Desirability tends to follow specification and condition. A 5.7-liter car is more attractive than a 5.0-liter example to most enthusiasts. A well-preserved interior, working tailgate, clean underside, intact cargo-area trim, good glass, and presentable woodgrain are major value factors. Because the Custom Cruiser was produced for only two model years and in modest numbers, the best examples are far less common than casual observers assume.
Auction visibility has historically been limited compared with muscle cars, flagship European wagons, or later performance-branded American sedans. Many Custom Cruisers trade privately or through general collector-car venues rather than headline auctions. Driver-quality cars have traditionally occupied accessible territory, while unusually clean, low-mile, documented 5.7-liter examples with strong cosmetics bring a clear premium. The market rewards originality and completeness more than modification.
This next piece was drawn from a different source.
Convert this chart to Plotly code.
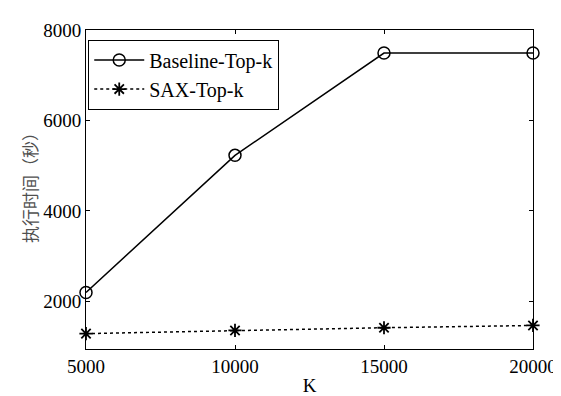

FAQs: 1991-1992 Oldsmobile Custom Cruiser 5.7 V8
Is the 1991-1992 Oldsmobile Custom Cruiser 5.7 V8 reliable?
Yes, when maintained properly. The L05 350 small-block V8 is durable and widely supported, and the B-body chassis is fundamentally robust. Age-related problems are more common than design-related failures: old hoses, neglected cooling systems, worn suspension joints, tired transmissions, leaking seals, and deteriorated weatherstripping.
What engine is in the 5.7 V8 Custom Cruiser?
The 5.7-liter version uses GM's L05 350-cubic-inch small-block V8 with throttle-body fuel injection. In the Custom Cruiser it was rated at 180 hp SAE net and 300 lb-ft of torque.
Was the 5.7 V8 standard or optional?
The 5.7-liter L05 was offered as the larger V8 choice in the final Custom Cruiser, with the 5.0-liter V8 serving as the standard engine. Documentation should be checked on any individual car because exterior appearance alone does not reliably identify the engine.
How can I verify a real 5.7-liter Custom Cruiser?
Check the service parts identification label, emissions label, VIN documentation, and engine stamping information where necessary. The 5.7-liter L05 was not accompanied by a unique exterior performance badge, so paperwork and factory labels are important.
What are the known problems?
Common concerns include transmission wear, cooling-system neglect, oil leaks, vacuum leaks, fuel-pump aging, front-end looseness, worn steering components, rust in the frame and rear body areas, tailgate or rear-window faults, degraded woodgrain applique, and brittle cargo-area trim.
Is the Custom Cruiser 5.7 fast?
No, not by modern standards. Expect roughly 10.5-11.0 seconds to 60 mph and a quarter-mile in the high-17-second range depending on equipment and condition. Its strength is torque, cruising composure, and load-carrying ease rather than acceleration.
How does it compare with a Buick Roadmaster Estate?
The Oldsmobile and Buick share the same basic B-body wagon architecture. The Buick Roadmaster Estate carried a more premium brand position and continued after the Custom Cruiser ended. The Oldsmobile is rarer because it was sold only for 1991 and 1992 in this final form.
Are parts easy to find?
Mechanical parts are generally accessible because of GM B-body and Chevrolet small-block commonality. Oldsmobile-specific trim, wagon-only interior pieces, tailgate components, woodgrain-related parts, and clean cargo-area plastics are much harder to source.
Is the woodgrain version more valuable?
Condition is more important than the mere presence of woodgrain. A clean, intact woodgrain car has strong period appeal, but damaged or poorly replaced applique can be expensive and difficult to correct. Collectors generally favor originality and completeness.
Why is the 1991-1992 Custom Cruiser collectible?
It is the final rear-wheel-drive, body-on-frame Oldsmobile wagon and one of the last traditional American full-size wagons. The two-year production run, optional 5.7-liter V8, and shared B-body durability give it a distinct place among late 20th-century GM cars.